Caution: These state-of-the-art devices can help you avoid accidents, but they aren’t a substitute for good driving.
Here are several new accident-avoidance gadgets and systems that are standard or optional in many cars (at this time, these technologies are not sold separately)…
LIMITS FOR TEEN DRIVING
MyKey, developed by Ford, allows concerned parents to limit the speed of the vehicle that their teen is driving to 80 miles per hour (mph). Although the speed limit throughout much of the US is 70 mph, Ford decided to set the limit at 80 mph in case a driver needs to accelerate to avoid a crash. Nothing limits the MyKey system to teen drivers — it can be used by any driver who does not want to top 80 mph. MyKey can be set up to sound a chime if the driver exceeds 45, 55 or 65 mph.
Bonus: Driving at lower speeds can help fuel economy.
The MyKey system also enables parents to control other in-car functions, including the maximum volume of the sound system, and the car can be programmed to emit warning chimes if occupants aren’t wearing their seat belts. An owner-programmable ignition key is the heart of the system.
Available in: 2010 Focus compact and Escape SUV. Ford plans to offer MyKey on many other models in the future.
Around View Monitor
Infiniti (Nissan’s luxury car division) has developed an unusual “panorama view” backup camera that now is available on certain models and may be available on others in the future. It gives the driver a bird’s-eye view (as seen from above) of the perimeter around the car — not just what’s behind the rear bumper. Mini-cameras with wide-angle lenses are built into the sides, front and rear of the car.
Around View works with the vehicle in drive and reverse (at low speeds up to about 5 mph) and can be helpful when maneuvering in confined spaces.
Available in: Infiniti EX and FX SUVs.
Caveat: The image on the LCD monitor is slightly distorted, which can make it difficult to accurately judge exactly how much room you’ve got to work with. Always check twice before backing up — and proceed slowly.
Automatic Braking/”Active” Collision Avoidance
Pioneered by Mercedes-Benz, this technology uses radar to detect vehicles and slow-moving objects in the vehicle’s path (or excessive closing speed between your vehicle and another car). The system can apply the brakes automatically without the driver’s input. In Mercedes-Benz vehicles, such as the 2010 E-Class and S-Class sedans, the system works with the cruise control to decelerate and accelerate the vehicle with the ebb and flow of traffic. It can bring the car to a complete stop and resume the vehicle’s speed without the driver touching the brake or gas pedal.

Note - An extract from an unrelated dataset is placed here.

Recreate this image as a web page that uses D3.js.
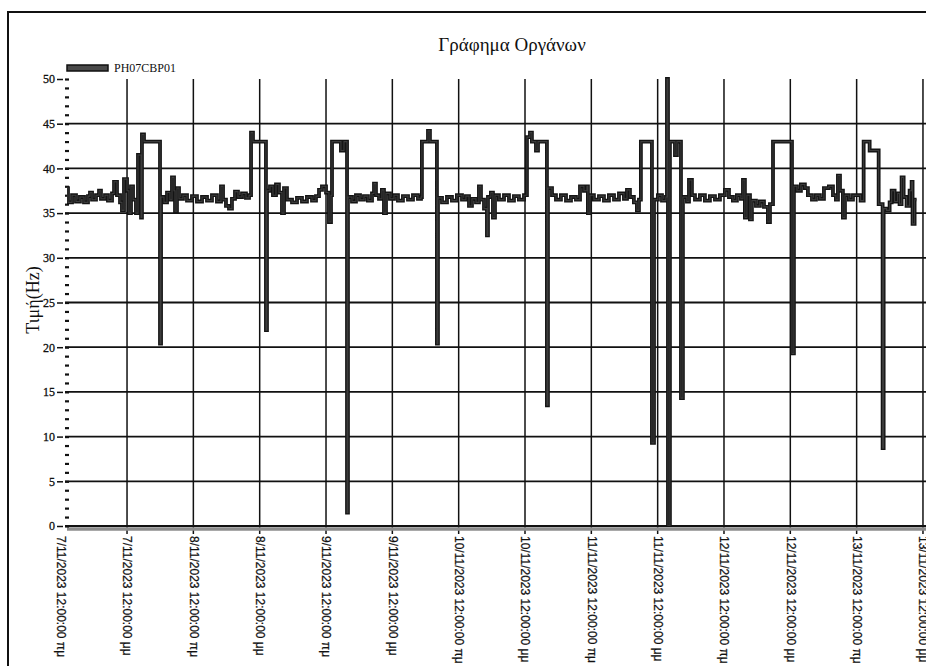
<!DOCTYPE html>
<html>
<head>
<meta charset="utf-8">
<script src="https://cdn.jsdelivr.net/npm/d3@7"></script>
<style>
  body { margin: 0; background: #fff; }
  svg { display: block; }
</style>
</head>
<body>
<svg id="chart" width="926" height="666"></svg>
<script>
// ---- data -------------------------------------------------------------
const chartTitle = "Γράφημα Οργάνων";
const seriesName = "PH07CBP01";
const yAxisTitle = "Τιμή(Hz)";

// sample timestamps (local time) and the instrument reading held from each one
const times = [
  "2023-11-07 01:08","2023-11-07 01:19","2023-11-07 02:03","2023-11-07 02:46","2023-11-07 03:29",
  "2023-11-07 04:13","2023-11-07 04:56","2023-11-07 05:18","2023-11-07 05:40","2023-11-07 06:23",
  "2023-11-07 06:56","2023-11-07 07:17","2023-11-07 08:01","2023-11-07 08:33","2023-11-07 09:17",
  "2023-11-07 09:39","2023-11-07 10:11","2023-11-07 10:44","2023-11-07 11:05","2023-11-07 11:27",
  "2023-11-07 12:00","2023-11-07 12:21","2023-11-07 12:43","2023-11-07 13:05","2023-11-07 13:37",
  "2023-11-07 13:59","2023-11-07 14:32","2023-11-07 14:42","2023-11-07 15:04","2023-11-07 17:58",
  "2023-11-07 18:09","2023-11-07 18:41","2023-11-07 19:14","2023-11-07 19:46","2023-11-07 20:08",
  "2023-11-07 20:30","2023-11-07 20:41","2023-11-07 21:02","2023-11-07 21:24","2023-11-07 22:07",
  "2023-11-07 22:51","2023-11-07 23:45",
  "2023-11-08 00:39","2023-11-08 01:34","2023-11-08 02:28","2023-11-08 03:22","2023-11-08 04:16",
  "2023-11-08 05:00","2023-11-08 05:22","2023-11-08 05:54","2023-11-08 06:27","2023-11-08 06:59",
  "2023-11-08 07:32","2023-11-08 08:04","2023-11-08 08:48","2023-11-08 09:31","2023-11-08 10:04",
  "2023-11-08 10:26","2023-11-08 10:47","2023-11-08 13:08","2023-11-08 13:19","2023-11-08 13:52",
  "2023-11-08 14:24","2023-11-08 14:57","2023-11-08 15:29","2023-11-08 16:02","2023-11-08 16:24",
  "2023-11-08 16:56","2023-11-08 17:51","2023-11-08 18:45","2023-11-08 19:39","2023-11-08 20:33",
  "2023-11-08 21:28","2023-11-08 22:11","2023-11-08 22:44","2023-11-08 23:16",
  "2023-11-09 00:00","2023-11-09 00:32","2023-11-09 00:54","2023-11-09 01:05","2023-11-09 02:42",
  "2023-11-09 03:15","2023-11-09 03:48","2023-11-09 03:58","2023-11-09 04:42","2023-11-09 05:25",
  "2023-11-09 06:09","2023-11-09 06:52","2023-11-09 07:35","2023-11-09 08:19","2023-11-09 08:41",
  "2023-11-09 09:02","2023-11-09 09:35","2023-11-09 10:07","2023-11-09 10:29","2023-11-09 10:51",
  "2023-11-09 11:34","2023-11-09 12:18","2023-11-09 13:01","2023-11-09 13:55","2023-11-09 14:50",
  "2023-11-09 15:44","2023-11-09 16:38","2023-11-09 17:11","2023-11-09 17:21","2023-11-09 18:27",
  "2023-11-09 18:48","2023-11-09 20:04","2023-11-09 20:15","2023-11-09 20:59","2023-11-09 21:53",
  "2023-11-09 22:47","2023-11-09 23:41",
  "2023-11-10 00:36","2023-11-10 01:19","2023-11-10 01:52","2023-11-10 02:24","2023-11-10 03:08",
  "2023-11-10 03:40","2023-11-10 04:02","2023-11-10 04:35","2023-11-10 05:07","2023-11-10 05:18",
  "2023-11-10 05:50","2023-11-10 06:12","2023-11-10 06:34","2023-11-10 07:17","2023-11-10 08:12",
  "2023-11-10 09:06","2023-11-10 10:00","2023-11-10 10:54","2023-11-10 11:49","2023-11-10 12:21",
  "2023-11-10 12:54","2023-11-10 13:15","2023-11-10 13:59","2023-11-10 14:21","2023-11-10 15:58",
  "2023-11-10 16:09","2023-11-10 16:53","2023-11-10 17:36","2023-11-10 18:30","2023-11-10 19:25",
  "2023-11-10 20:19","2023-11-10 21:13","2023-11-10 21:57","2023-11-10 22:40","2023-11-10 23:12",
  "2023-11-10 23:23","2023-11-10 23:45",
  "2023-11-11 00:28","2023-11-11 01:23","2023-11-11 02:17","2023-11-11 03:11","2023-11-11 04:06",
  "2023-11-11 05:00","2023-11-11 05:54","2023-11-11 06:27","2023-11-11 06:59","2023-11-11 07:42",
  "2023-11-11 08:15","2023-11-11 08:37","2023-11-11 08:58","2023-11-11 10:58","2023-11-11 11:20",
  "2023-11-11 12:03","2023-11-11 12:47","2023-11-11 13:30","2023-11-11 13:41","2023-11-11 13:52",
  "2023-11-11 14:13","2023-11-11 15:08","2023-11-11 15:29","2023-11-11 16:13","2023-11-11 16:34",
  "2023-11-11 17:18","2023-11-11 17:40","2023-11-11 18:12","2023-11-11 18:45","2023-11-11 19:39",
  "2023-11-11 20:33","2023-11-11 21:27","2023-11-11 22:22","2023-11-11 23:16",
  "2023-11-12 00:10","2023-11-12 00:54","2023-11-12 01:37","2023-11-12 02:20","2023-11-12 03:04",
  "2023-11-12 03:26","2023-11-12 03:47","2023-11-12 04:09","2023-11-12 04:42","2023-11-12 05:03",
  "2023-11-12 05:47","2023-11-12 06:30","2023-11-12 07:14","2023-11-12 07:57","2023-11-12 08:19",
  "2023-11-12 08:52","2023-11-12 12:18","2023-11-12 12:39","2023-11-12 13:12","2023-11-12 13:55",
  "2023-11-12 14:38","2023-11-12 15:11","2023-11-12 15:55","2023-11-12 16:38","2023-11-12 17:21",
  "2023-11-12 18:05","2023-11-12 18:59","2023-11-12 19:43","2023-11-12 20:15","2023-11-12 20:37",
  "2023-11-12 20:59","2023-11-12 21:31","2023-11-12 21:53","2023-11-12 22:36","2023-11-12 23:20",
  "2023-11-13 00:43","2023-11-13 01:16","2023-11-13 02:21","2023-11-13 03:59","2023-11-13 04:42",
  "2023-11-13 04:53","2023-11-13 05:25","2023-11-13 05:58","2023-11-13 06:20","2023-11-13 06:52",
  "2023-11-13 07:25","2023-11-13 07:46","2023-11-13 08:08","2023-11-13 08:30","2023-11-13 09:02",
  "2023-11-13 09:35","2023-11-13 09:57","2023-11-13 10:07","2023-11-13 10:29","2023-11-13 10:51"
];

const values = [
  37.8,36.2,37,36.3,36.8, 36.2,36.9,37.3,36.5,37, 37.5,36.6,37,36.4,37.2,
  38.5,37,36.2,35.3,38.8, 37.5,35,38,36.5,35, 41.5,34.5,43.8,43,20.4,
  36.8,36.2,37.3,36.5,39, 37.5,35.2,37.8,36.6,37, 36.4,36.9,
  36.3,36.8,36.4,37,36.3, 38,36.5,35.8,35.5,36.6, 37.4,36.8,37.2,36.7,37,
  44,43,21.9,37.5,38, 37,38.2,37.3,35,37.8, 36.5,36.2,36.7,36.3,36.8,
  36.4,36.9,37.6,38,
  37.3,34,37,43,42, 43,1.5,36.8,36.3,37, 36.5,36.9,36.4,37.2,38.3,
  37,36.6,37.6,35,37.2, 36.6,37,36.4,36.9,36.5, 37,36.6,36.8,43,44.2,
  43,20.4,36.7,36.2,36.8, 36.4,37,
  36.5,36.9,35.8,36.6,36.2, 38,36.5,35.5,32.5,36.8, 37.3,34.5,37,36.5,37,
  36.4,36.9,36.5,37,43.5, 44,43,42,43,13.5, 37.8,37,36.5,37,36.4,
  36.8,36.5,38,37.5,38, 35,37,
  36.5,36.9,36.4,37,36.5, 37.2,36.6,37.6,36.8,36.2, 35.3,36.5,43,9.3,36.5,
  37,36.4,36.8,50,0, 43,41.5,43,14.3,36.8, 36.3,38.7,37,36.5,37,
  36.4,36.9,36.5,37,
  37.6,36.8,36.4,37,36.6, 38.7,34.5,37,34.3,36.4, 35.8,36.3,35.7,34,36,
  43,19.3,38,37.5,38.2, 37.8,37,36.5,37,36.6, 37.8,38,37,36.5,39.2,
  37.5,34.5,37,36.5,37,
  36.4,43,42,36,8.7, 35.5,35.3,36.2,37.5,36.3, 37.2,36,39,36.8,35.8,
  37.5,38.5,33.8,36.5,36.5
];

const yTicks = [0, 5, 10, 15, 20, 25, 30, 35, 40, 45, 50];

const xTickTimes = [
  "2023-11-07 00:00","2023-11-07 12:00","2023-11-08 00:00","2023-11-08 12:00",
  "2023-11-09 00:00","2023-11-09 12:00","2023-11-10 00:00","2023-11-10 12:00",
  "2023-11-11 00:00","2023-11-11 12:00","2023-11-12 00:00","2023-11-12 12:00",
  "2023-11-13 00:00","2023-11-13 12:00"
];
const xTickLabels = [
  "7/11/2023 12:00:00 πμ","7/11/2023 12:00:00 μμ","8/11/2023 12:00:00 πμ","8/11/2023 12:00:00 μμ",
  "9/11/2023 12:00:00 πμ","9/11/2023 12:00:00 μμ","10/11/2023 12:00:00 πμ","10/11/2023 12:00:00 μμ",
  "11/11/2023 12:00:00 πμ","11/11/2023 12:00:00 μμ","12/11/2023 12:00:00 πμ","12/11/2023 12:00:00 μμ",
  "13/11/2023 12:00:00 πμ","13/11/2023 12:00:00 μμ"
];

// ---- layout -----------------------------------------------------------
const parse = d3.timeParse("%Y-%m-%d %H:%M");
const points = times.map((t, i) => ({ t: parse(t), v: values[i] }));
const tickDates = xTickTimes.map(parse);

const plot = { left: 67, right: 926, top: 79, bottom: 526 };
const serif = "'Liberation Serif', 'Times New Roman', serif";
const sans = "'Liberation Sans', Arial, sans-serif";

const svg = d3.select("#chart");

const x = d3.scaleTime()
  .domain([parse("2023-11-07 00:00"), parse("2023-11-14 00:00")])
  .range([60.7, 989.3]);
const y = d3.scaleLinear().domain([0, 50]).range([plot.bottom, plot.top]);

// outer frame
svg.append("rect")
  .attr("x", 8).attr("y", 12).attr("width", 940).attr("height", 700)
  .attr("fill", "none").attr("stroke", "#111").attr("stroke-width", 2);

// title
svg.append("text")
  .attr("x", 512).attr("y", 51)
  .attr("text-anchor", "middle")
  .style("font-family", serif).style("font-size", "19px").attr("fill", "#111")
  .text(chartTitle);

// legend
svg.append("rect")
  .attr("x", 67).attr("y", 65).attr("width", 41).attr("height", 6)
  .attr("fill", "#4a4a4a").attr("stroke", "#111").attr("stroke-width", 1.5);
svg.append("text")
  .attr("x", 114).attr("y", 72)
  .style("font-family", serif).style("font-size", "12px").attr("fill", "#111")
  .text(seriesName);

// horizontal grid
svg.append("g").selectAll("line")
  .data(yTicks.filter(v => v < 50))
  .join("line")
  .attr("x1", 65).attr("x2", plot.right)
  .attr("y1", d => y(d)).attr("y2", d => y(d))
  .attr("stroke", "#111").attr("stroke-width", 1.8);

// vertical grid (inside the plot only)
svg.append("g").selectAll("line")
  .data(tickDates.filter(d => x(d) >= plot.left))
  .join("line")
  .attr("x1", d => x(d)).attr("x2", d => x(d))
  .attr("y1", plot.top).attr("y2", plot.bottom + 8)
  .attr("stroke", "#111").attr("stroke-width", 1.5);

// grey base band along the time axis
svg.append("line")
  .attr("x1", plot.left).attr("x2", plot.right)
  .attr("y1", plot.bottom + 3).attr("y2", plot.bottom + 3)
  .attr("stroke", "#8c8c8c").attr("stroke-width", 3.5);

// y axis: major ticks + labels
const yAxis = svg.append("g")
  .attr("transform", "translate(63,0)")
  .call(d3.axisLeft(y).tickValues(yTicks).tickSize(6).tickPadding(2));
yAxis.select(".domain").remove();
yAxis.selectAll("line").attr("stroke", "#111").attr("stroke-width", 1.5);
yAxis.selectAll("text")
  .style("font-family", serif).style("font-size", "12px").attr("fill", "#111")
  .attr("stroke", "#111").attr("stroke-width", 0.3);

// y axis: minor ticks every unit
const yMinor = svg.append("g")
  .attr("transform", "translate(69,0)")
  .call(d3.axisLeft(y).tickValues(d3.range(0, 51, 1)).tickSize(4).tickFormat(""));
yMinor.select(".domain").remove();
yMinor.selectAll("line").attr("stroke", "#111").attr("stroke-width", 2.2);

// y axis title
svg.append("text")
  .attr("transform", "translate(39,300) rotate(-90)")
  .attr("text-anchor", "middle")
  .style("font-family", serif).style("font-size", "18px").attr("fill", "#111")
  .text(yAxisTitle);

// x axis labels, rotated
const xAxis = svg.append("g")
  .attr("transform", `translate(0,${plot.bottom + 1})`)
  .call(d3.axisBottom(x).tickValues(tickDates).tickSize(0)
    .tickFormat((d, i) => xTickLabels[i]));
xAxis.select(".domain").remove();
xAxis.selectAll("text")
  .attr("transform", "rotate(90)")
  .attr("x", 9).attr("y", 0).attr("dy", "0.35em")
  .style("text-anchor", "start")
  .style("font-family", sans).style("font-size", "12px").attr("fill", "#111")
  .attr("stroke", "#111").attr("stroke-width", 0.25);

// series
svg.append("clipPath").attr("id", "plotClip")
  .append("rect")
  .attr("x", plot.left).attr("y", plot.top - 2)
  .attr("width", plot.right - plot.left).attr("height", plot.bottom - plot.top + 2);

const line = d3.line()
  .x(d => x(d.t))
  .y(d => y(d.v))
  .curve(d3.curveStepAfter);

const series = svg.append("g").attr("clip-path", "url(#plotClip)");
series.append("path")
  .datum(points)
  .attr("d", line)
  .attr("fill", "none")
  .attr("stroke", "#141414")
  .attr("stroke-width", 3.8)
  .attr("stroke-linejoin", "miter");
series.append("path")
  .datum(points)
  .attr("d", line)
  .attr("fill", "none")
  .attr("stroke", "#3c3c3c")
  .attr("stroke-width", 1.1)
  .attr("stroke-linejoin", "miter");
</script>
</body>
</html>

The system is designed both as an emergency safety measure — applying the brakes in the event that the driver fails to notice a dangerous situation, such as suddenly stopped traffic ahead — and as a convenience, because it allows “set and forget” cruise control operation.
Available in: Mercedes-Benz 2010 E- and S-Class sedans, E-Class coupes and Volvo S80 sedan.
Caveat: This technology may cause the vehicle to brake even when you don’t want it to. The system can be turned off by the driver.
Infiniti pioneered this system, which emits a warning beep whenever the vehicle begins to stray over a double yellow line (and potentially into oncoming traffic) or other painted lines. The system can be turned off by the driver in situations where it would give false alarms, such as when driving across parking lots with painted lines.
Available in: Infiniti EX and FX SUVs and M sedans.
Driver Alertness Monitor
Developed by Mercedes-Benz, this system detects when a driver is falling asleep at the wheel. When sensors note decreased or inappropriate steering, the system emits an audible warning signal to try to wake up the driver. The system can be turned off by the driver.
Available in: Mercedes-Benz 2010 E- and S-Class, except the S400 Hybrid.
Caveat: It’s possible that the sudden audible warning could startle an already half-asleep driver and cause him/her to jerk the wheel or jam on the brakes. Because the system is new, there is no data yet on its effectiveness.
Important: Always get plenty of rest before you drive. Take a leg-stretch/bathroom break every three to four hours — and make an overnight stop after spending eight to 10 hours behind the wheel.